Oversight committee dedicates $2M to help live music venues, fine arts groups

Singer/Songwriter Bobby Bare performs at The 6th Annual Jerry Reed Celebration at 3rd & Lindsley on September 21, 2017 in Nashville, Tennessee. (Photo by Rick Diamond/Getty Images)
Singer/Songwriter Bobby Bare performs at The 6th Annual Jerry Reed Celebration at 3rd & Lindsley on September 21, 2017 in Nashville, Tennessee. (Photo by Rick Diamond/Getty Images)

The city’s financial oversight committee, which recommends how Nashville spends its CARES Act funds, unanimously voted on Thursday to appropriate $2 million in emergency grants to live music and arts businesses that have been shuttered due to the COVID-19 pandemic.

It’s the first domino to help save Nashville’s independent live music venues, which disclosed to the Tennessee Lookout this week they are on the brink of closure.

The nine-member committee, including three Metro Council members, committed $2 million in grants that will be administered by a company called Pathway Lending. Metro Councilwoman Courtney Johnston said all $2 million will go directly to music and performing arts businesses and organizations.

The grant funds will require Metro Council approval at next week’s meeting.

Metro Nashville Councilmember Courtney Johnston (Photo: Submitted)
Metro Nashville Councilmember Courtney Johnston (Photo: Submitted)

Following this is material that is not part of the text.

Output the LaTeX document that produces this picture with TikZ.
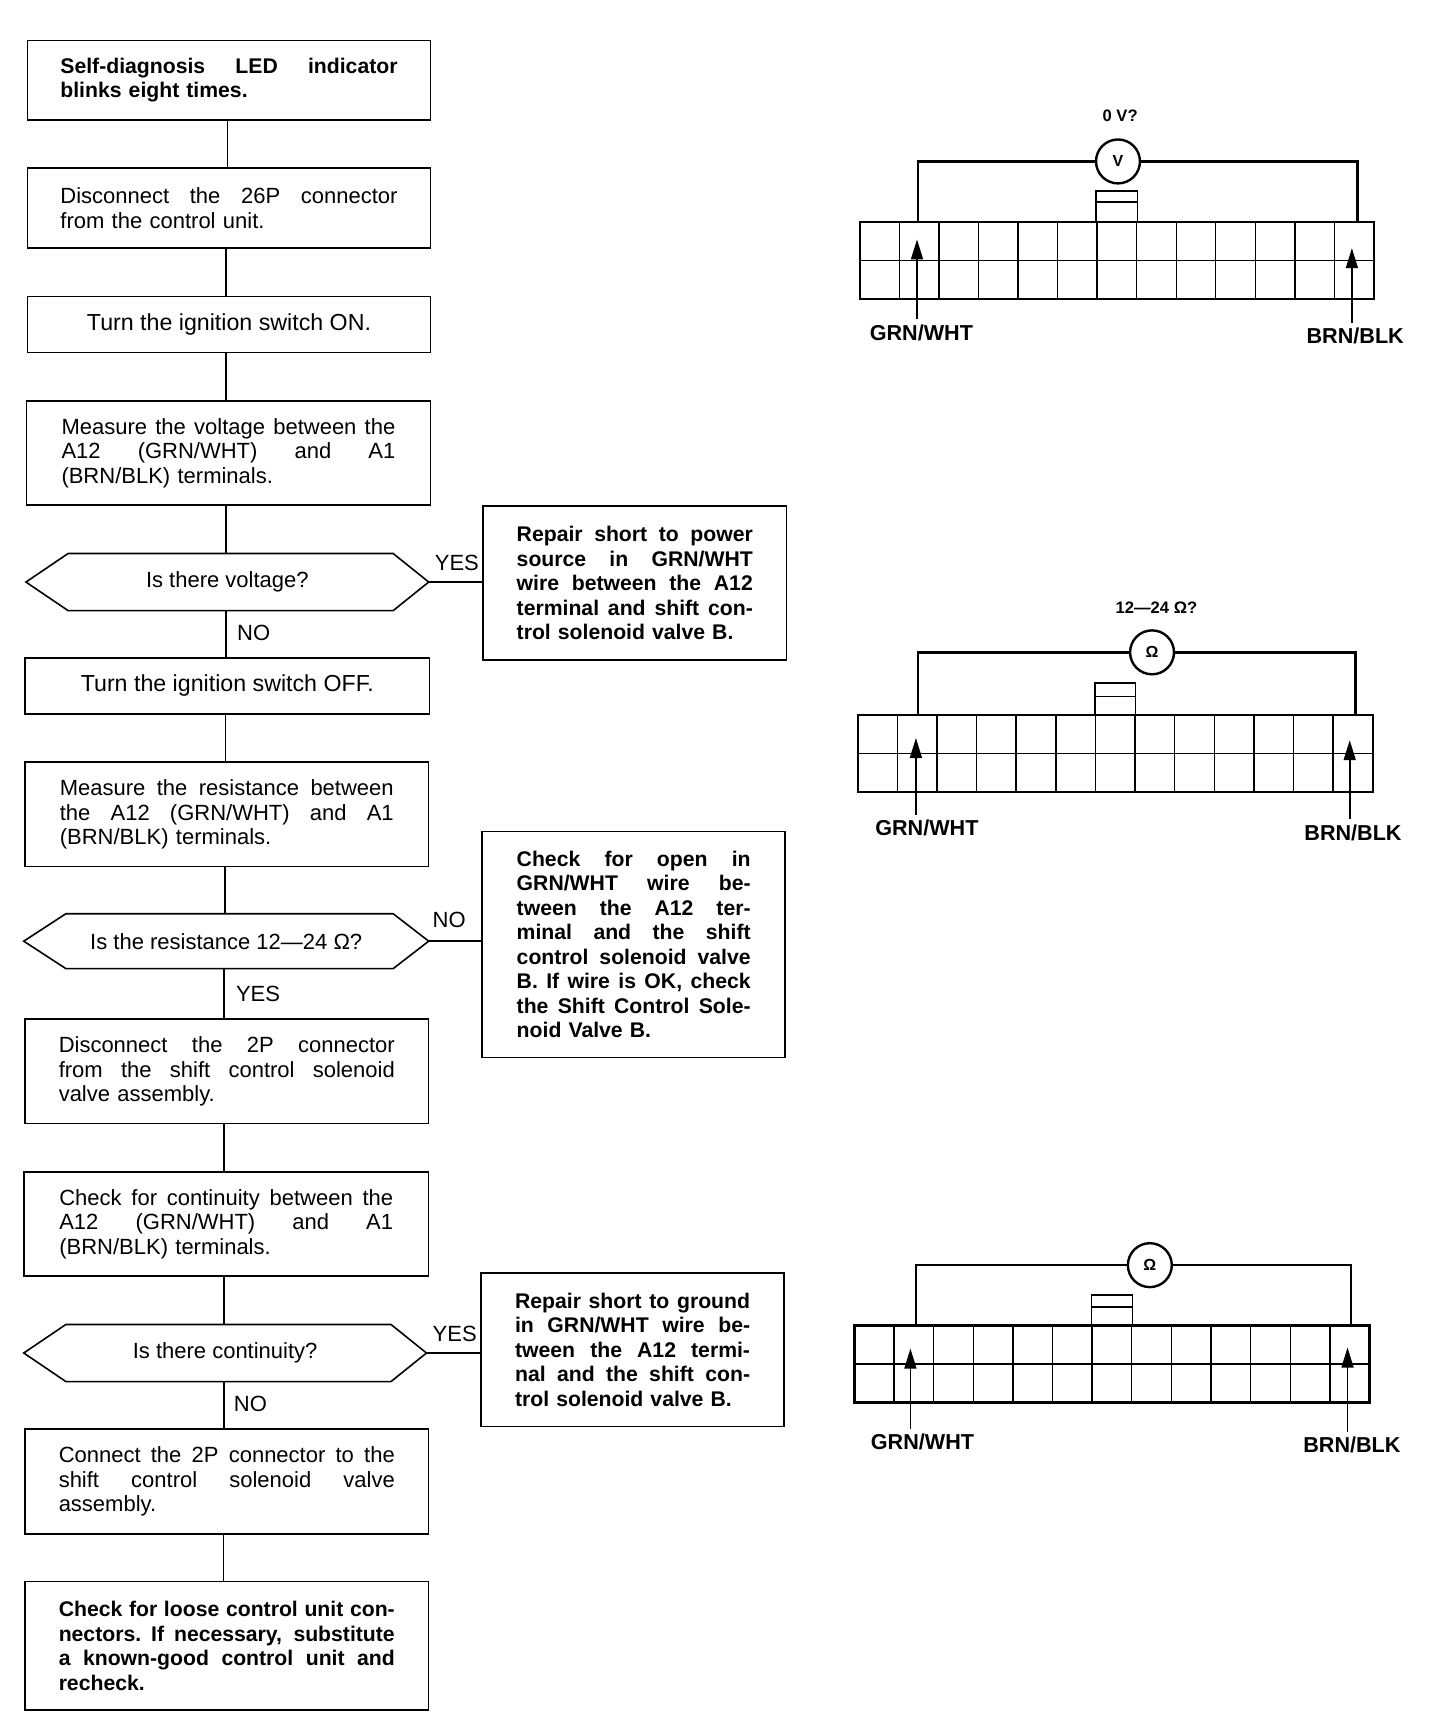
\documentclass[tikz,border=0pt]{standalone}
\usepackage{fontspec}
\setmainfont{Liberation Sans}
\usetikzlibrary{arrows.meta,calc}
\def\uu{0.5492pt}
\newcommand\JL[1]{\makebox[\hsize][s]{\spaceskip=.2em plus 1fil\relax\xspaceskip=.2em plus 1fil\relax #1}\\}
\newcommand\shim[1]{\par\vspace{#1}}
\tikzset{
  bx/.style={draw,line width=0.8pt,inner sep=0pt,font=\fontsize{11}{12.25}\selectfont},
  bd/.style={bx,font=\fontsize{10.6}{12.25}\selectfont\bfseries},
  lbl/.style={inner sep=0pt,font=\fontsize{11}{12}\selectfont},
  lblw/.style={bx,font=\fontsize{11.6}{12.25}\selectfont},
  link/.style={line width=0.8pt},
  wire/.style={line width=1.3pt},
  tag/.style={inner sep=0pt,font=\fontsize{10.8}{12}\selectfont\bfseries},
  top/.style={inner sep=0pt,font=\fontsize{8.3}{9}\selectfont\bfseries},
  meter/.style={circle,draw,line width=1.2pt,fill=white,minimum size={40*\uu},inner sep=0pt,font=\fontsize{8}{9}\selectfont\bfseries},
  pointer/.style={line width=0.8pt,shorten <=2.5pt,-{Triangle[length=10pt,width=6pt]}},
  grid/.style={line width=0.7pt}
}
% name, x1,y1,x2,y2, text-width, style, text
\newcommand\rbox[8]{\node[#7,text width={(#6)*\uu},align=left,minimum width={(#4-#2)*\uu},minimum height={(#5-#3)*\uu}] (#1) at ({(#2+#4)/2},{(#3+#5)/2}) {#8};}
% name, x1,x2,y1,y2, shoulderL, shoulderR, text
\newcommand\hexa[8]{\node[lbl,minimum width={(#3-#2)*\uu},minimum height={(#5-#4)*\uu}] (#1) at ({(#2+#3)/2},{(#4+#5)/2}) {#8};
  \draw[line width=0.8pt] (#1.west) -- (#6,#4) -- (#7,#4) -- (#1.east) -- (#7,#5) -- (#6,#5) -- cycle;}
% name, x1,y1,x2,y2, key x1,key x2,key top,key line
\newcommand\conn[9]{\node[draw,line width=1.1pt,inner sep=0pt,minimum width={(#4-#2)*\uu},minimum height={(#5-#3)*\uu}] (#1) at ({(#2+#4)/2},{(#3+#5)/2}) {};
  \foreach \i in {1,...,12} \draw[grid] ({#2+\i*(#4-#2)/13},#3) -- ({#2+\i*(#4-#2)/13},#5);
  \draw[grid] (#1.west) -- (#1.east);
  \draw[grid] (#6,#3) -- (#6,#8) -- (#7,#8) -- (#7,#3);
  \draw[line width=1.1pt] (#6,#8) -- (#7,#8);
  \draw[grid] (#6,#9) -- (#7,#9);}
\newcommand\vlink[3]{\draw[link] ([xshift=#3*\uu]#1.south) -- ([xshift=#3*\uu]#1.south |- #2.north);}
\begin{document}
\begin{tikzpicture}[x=\uu,y=-\uu]
\useasboundingbox (0,0) rectangle (1311,1568);
\fill[white] (0,0) rectangle (1311,1568);
% left column
\rbox{b1}{25}{37}{392}{109}{307}{bd}{\JL{Self-diagnosis LED indicator}blinks eight times.}
\rbox{b2}{25}{153}{392}{226}{307}{bx}{\JL{Disconnect the 26P connector}from the control unit.\shim{2.2pt}}
\node[lblw,minimum width={367*\uu},minimum height={51*\uu}] (b3) at (208.5,295.5) {Turn the ignition switch ON.};
\rbox{b4}{24}{365}{392}{460}{304}{bx}{\JL{Measure the voltage between the}\JL{A12 (GRN/WHT) and A1}(BRN/BLK) terminals.}
\hexa{h1}{24}{390}{504}{556}{62}{358}{Is there voltage?}
\node[lblw,minimum width={368*\uu},minimum height={51*\uu}] (b5) at (207,624.5) {Turn the ignition switch OFF.};
\rbox{b6}{23}{694}{390}{789}{304}{bx}{\JL{Measure the resistance between}\JL{the A12 (GRN/WHT) and A1}(BRN/BLK) terminals.\shim{-2.2pt}}
\hexa{h2}{22}{390}{832}{882}{60}{358}{Is the resistance 12—24 Ω?}
\rbox{b7}{23}{928}{390}{1023}{306}{bx}{\JL{Disconnect the 2P connector}\JL{from the shift control solenoid}valve assembly.\shim{-2.2pt}}
\rbox{b8}{22}{1067}{390}{1162}{304}{bx}{\JL{Check for continuity between the}\JL{A12 (GRN/WHT) and A1}(BRN/BLK) terminals.\shim{-2.6pt}}
\hexa{h3}{22}{388}{1206}{1258}{60}{356}{Is there continuity?}
\rbox{b9}{23}{1301}{390}{1397}{306}{bx}{\JL{Connect the 2P connector to the}\JL{shift control solenoid valve}assembly.}
\rbox{b10}{23}{1440}{390}{1557}{306}{bd}{\JL{Check for loose control unit con-}\JL{nectors. If necessary, substitute}\JL{a known-good control unit and}recheck.\shim{1.1pt}}
% right column
\rbox{r1}{440}{461}{716}{601}{215}{bd}{\JL{Repair short to power}\JL{source in GRN/WHT}\JL{wire between the A12}\JL{terminal and shift con-}trol solenoid valve B.\shim{2.2pt}}
\rbox{r2}{439}{757}{715}{963}{213}{bd}{\JL{Check for open in}\JL{GRN/WHT wire be-}\JL{tween the A12 ter-}\JL{minal and the shift}\JL{control solenoid valve}\JL{B. If wire is OK, check}\JL{the Shift Control Sole-}noid Valve B.\shim{2.2pt}}
\rbox{r3}{438}{1159}{714}{1299}{214}{bd}{\JL{Repair short to ground}\JL{in GRN/WHT wire be-}\JL{tween the A12 termi-}\JL{nal and the shift con-}trol solenoid valve B.\shim{2.2pt}}
% links
\vlink{b1}{b2}{-1.5}
\vlink{b2}{b3}{-2.5}
\vlink{b3}{b4}{-2.5}
\vlink{b4}{h1}{-2}
\vlink{h1}{b5}{-1}
\vlink{b5}{b6}{-1.5}
\vlink{b6}{h2}{-1.5}
\vlink{h2}{b7}{-2}
\vlink{b7}{b8}{-2.5}
\vlink{b8}{h3}{-2}
\vlink{h3}{b9}{-1}
\vlink{b9}{b10}{-3}
\draw[link] (h1.east) -- (h1.east -| r1.west);
\draw[link] (h2.east) -- (h2.east -| r2.west);
\draw[link] (h3.east) -- (h3.east -| r3.west);
\node[lbl] (y1) at (416,513) {YES};
\node[lbl] (n1) at (231,576) {NO};
\node[lbl] (n2) at (409,838) {NO};
\node[lbl] (y2) at (235,905) {YES};
\node[lbl] (y3) at (414,1215) {YES};
\node[lbl] (n3) at (228,1278) {NO};
% connector 1
\conn{c1}{783}{202}{1251}{272}{998}{1036}{174}{184}
\node[meter] (m1) at (1018,147) {V};
\node[top] (t1) at (1020,105) {0 V?};
\draw[wire] (m1.west) -| (836,202);
\draw[wire] (m1.east) -| (1236,202);
\node[tag] (g1) at (839,303) {GRN/WHT};
\node[tag] (k1) at (1234,306) {BRN/BLK};
\coordinate (pa1) at (835,218);
\coordinate (pb1) at (1231,226);
\draw[pointer] (g1.north -| pa1) -- (pa1);
\draw[pointer] (k1.north -| pb1) -- (pb1);
% connector 2
\conn{c2}{781}{651}{1250}{721}{997}{1034}{622}{634}
\node[meter] (m2) at (1049,594) {Ω};
\node[top] (t2) at (1053,553) {12—24 Ω?};
\draw[wire] (m2.west) -| (836,651);
\draw[wire] (m2.east) -| (1234,651);
\node[tag] (g2) at (844,754) {GRN/WHT};
\node[tag] (k2) at (1232,758) {BRN/BLK};
\coordinate (pa2) at (834,672);
\coordinate (pb2) at (1229,674);
\draw[pointer] (g2.north -| pa2) -- (pa2);
\draw[pointer] (k2.north -| pb2) -- (pb2);
% connector 3
\conn{c3}{778}{1207}{1247}{1277}{994}{1031}{1179}{1190}
\node[meter] (m3) at (1047,1152) {Ω};
\draw[wire] (m3.west) -| (834,1207);
\draw[wire] (m3.east) -| (1230,1207);
\node[tag] (g3) at (840,1313) {GRN/WHT};
\node[tag] (k3) at (1231,1316) {BRN/BLK};
\coordinate (pa3) at (829,1228);
\coordinate (pb3) at (1227,1227);
\draw[pointer] (g3.north -| pa3) -- (pa3);
\draw[pointer] (k3.north -| pb3) -- (pb3);
\end{tikzpicture}
\end{document}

“The passion for me comes from the fact that music is the soul of Nashville,” Johnston said. “We wanted to act, and we wanted to act as quickly as possible to get these grants to the businesses that are struggling the most.”

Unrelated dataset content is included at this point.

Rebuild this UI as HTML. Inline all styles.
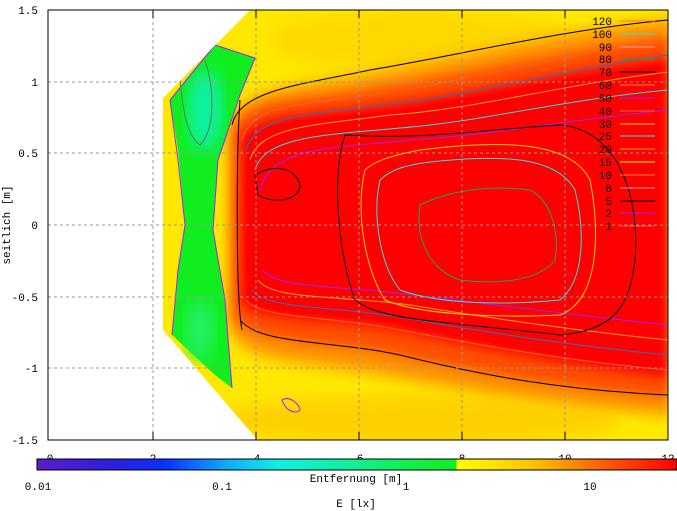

The grants are for businesses and nonprofits that earn less than $5 million annually. Each grantee is eligible for up to $100,000, or two months of COVID-19 era operating expenses, whichever is less.

In Nashville, 15 independent music venues have joined the National Independent Venue Association to push for Congress to set aside money to save concert venues. U.S. Rep. Jim Cooper, D-Nashville, is a co-sponsor of the Save Our Stages Act, which would earmark $10 billion for live music venues.

Johnston said the committee would prepare a resolution to be considered at next week’s council meeting. Metro received $121 million in federal CASES Act money, which must be spent before the end of the year.

During the committee meeting on Thursday, Metro Councilwoman Sandra Sepulveda cited the Tennessee Lookout story that said 14 independent venues will close in the next 13 weeks without help from the government.

The committee has already allocated funds for Nashville food banks and housing assistance.

On Thursday, the committee, in a separate resolution, also recommended dedicating $1.3 million in grants, also administered through Pathway Lending, for small and micro businesses with revenues of $1 million or less. Pathway Lending will receive a combined $200,000 to administer the grant programs.